In November of last year, I was pretty excited to write about Hywind, a 6 MW offshore wind farm consisting entirely of floating wind turbines that is under development off the coast of Scotland. Given the fact that floating turbines may be able to both drive down costs and increase the geographical viability of offshore wind, this seemed like a significant development in the already explosive growth of offshore wind in Britain.
And offshore wind is so particularly exciting because it suffers from less intermittency than its onshore counterpart. (The winds are stronger and more consistent at sea.)

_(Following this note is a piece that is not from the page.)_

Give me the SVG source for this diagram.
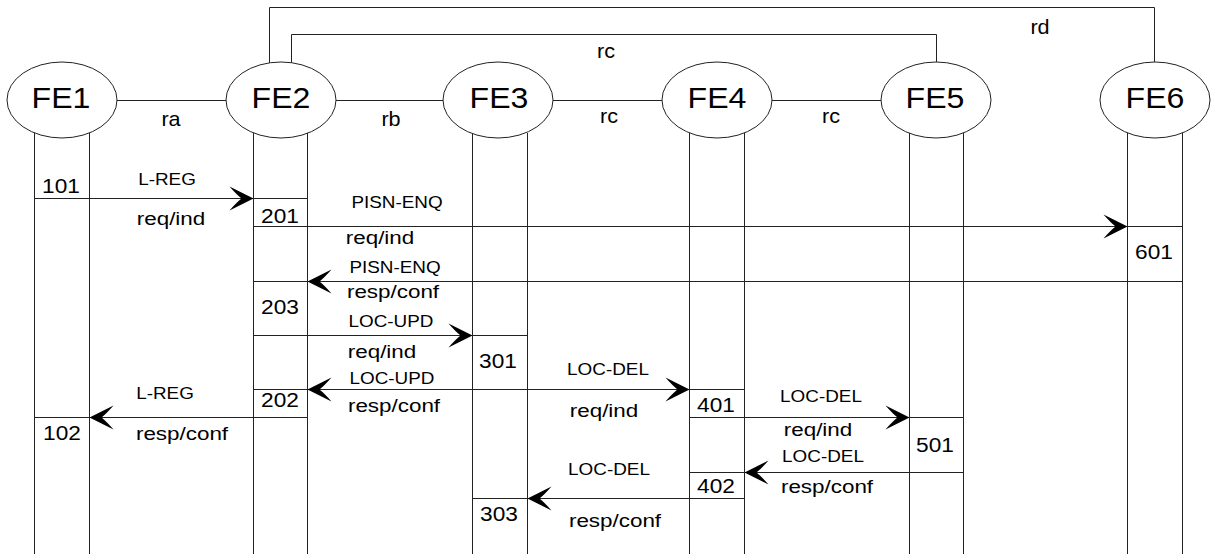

Now there's even more reason to be cheerful about this project. Renewable Energy Magazine reports that Statoil, the Norwegian energy (and oil) giant that's developing this project, is also launching Batwind—a lithium ion battery storage solution designed specifically for offshore wind applications. And its first trial run, in late 2018 if all goes to plan, will be at the Hywind floating wind farm. Developed in conjunction with universities and suppliers in Scotland, if successful, this project could add a significant boost to an already exciting new development in wind energy technology.
In a press release accompanying the announcement Stephen Bull, Statoil’s senior vice president for offshore wind, explained the company's interest in the project:
“Statoil has a strong position in offshore wind. By developing innovative battery storage solutions, we can improve the value of wind energy for both Statoil and customers. With Batwind, we can optimise the energy system from wind park to grid. Battery storage represents a new application in our offshore wind portfolio, contributing to realising our ambition of profitable growth in this area.”